SEOUL — The Japanese are coming — but this time they’re being welcomed with open arms.
Chage and Aska were in the vanguard of this peaceful invasion of culture, playing two concerts in late August to 100,000 music fans at the sold-out Olympic Park in Seoul, while the films “Love Letter” and “Shall We Dance?” are packing South Korean movie theaters.
The next wave of arrivals will include pop diva Namie Amuro, who is certain to attract a full house at the 80,000-seat Chamsil Stadium in southern Seoul on Sept. 24 for a free concert, and the release of a whole slew of Japanese cartoon series and films.
And South Korean youngsters simply can’t get enough of what was forbidden recreation not so long ago.
The third phase of the official lifting of the ban on cultural imports from Japan was carried out in June and has brought about a huge change in the South Korean public’s perception of Japanese pop culture as well as a change in the domestic industry.

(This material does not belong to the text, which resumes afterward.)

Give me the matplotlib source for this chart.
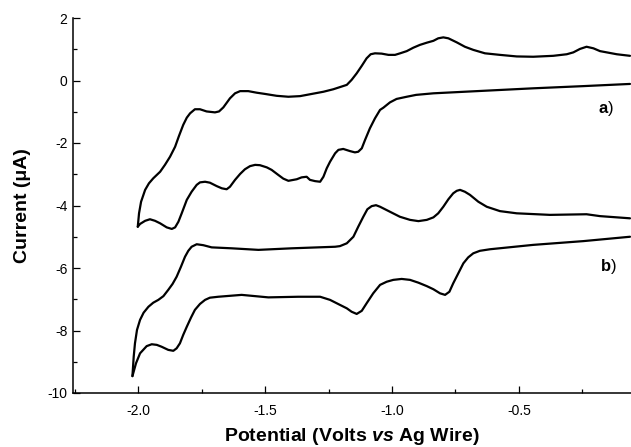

The half-century ban was another of the hangovers from Japan’s rule over the Korean Peninsula, between 1910 and 1945. But a new regime and a new openness in Seoul since 1998 have swept aside outdated rules — which, in any case, were being circumvented by the arrival of the Internet age — to give Japanese entertainment an entire new market.
Until 1988, the only Japanese films that people in South Korea could see were those screened at one of four major international film festivals around the world, including Cannes. Since then, movies and videos have acted as the catalyst in the rising profile of Japanese pop culture products.
To date, only 20 Japanese movies have been screened in South Korea, but their share of the market has risen from a mere 0.7 percent in 1999 to 11.7 percent in the first half of this year. And they’re not only popular at the box office: “Love Letter” and “Poppoya” have received critical acclaim in the media here.
Films, however, are only one sector. Magazines, “manga” comics, music and personal computer games have long been popular with the younger generation of South Koreans, but were previously only to be found on the underground market.
CDs by Japanese artists are now openly available, as are a wide range of publications, and Japanese-made video games can now be imported both for use in the home and in game arcades. South Korean television stations have even been allowed to air programs from Japan.
Internet companies are among the leading proponents of giving South Koreans more access to Japanese youth culture, with several new Web sites offering information on Japan, including online shopping facilities and chat services.
“Interest in Japanese culture is surging, but information sources lag behind the pace,” said Jang Choong Yop, chief executive of Worldman Corp.
His firm set up the Shinzuku Web site in July to provide information on Japan. It has become among the most popular purveyors of imported pop culture, taking advantage of the fact that earlier incarnations of similar ventures were only able to provide fragmented and limited information.
Shinzuku claims to offer a comprehensive service, supplying news, and information on films, cartoons, games, fashion, TV, pop music and the latest Japanese idols. News on cultural trends is filed by “correspondents” in Tokyo’s Shinjuku and Harajuku districts.
And the aim is to make the service a two-way operation, attracting Japanese Net-surfers to access the site via their Japan-based operation, Jang said.
“Linking up operations in (South) Korea and Japan, Worldman will work to promote cultural exchanges between the two nations,” he said.
“Some people are concerned that inflows of Japanese culture will be harmful to Korean youths,” he said. “Shinzuku is based on the belief that proper information channels are needed to promote a sounder way of accepting the foreign culture.”
Indeed, many of those most vehemently opposed to the lifting of the ban on imported Japanese culture have since agreed that it has had some positive effects.
“The effect of Japanese pop cultural products has been less serious than previously projected,” admitted Culture and Tourism Minister Park Jie Won. “In fact, their impact on the Korean market and culture have been highly positive.
“Imported products have so far acted as a catalyst for the development of the local culture industry, and so there was thought to be no reason to delay the further opening.”
The full liberalization of imports from Japan will, however, clearly eat into the market shares of domestic entertainers; Park’s ministry estimates that Japanese videos are likely to control 4 percent of the market, while CDs could take 3 percent.
Not huge figures in themselves, but worth approximately 25 billion won, or some 2.5 billion yen.
But the flow of entertainment has not been one-way. The South Korean blockbuster “Swiri” has been seen by more than 1 million people in Japan, and pop groups such as S.E.S. and Cherry Filter have made inroads into the Japanese music scene.
“We are going to Japan to test the waters and see if they like what we do,” said Cherry Filter vocalist Eugene Cho. “They came to us and wanted to record our music, and we are a bit different from the usual bands that try to make it over there.
“We aren’t all that excited about current Japanese music, but we welcome the Korean market being opened to the Japanese,” she said. “We think it is stupid to restrict music here, period.”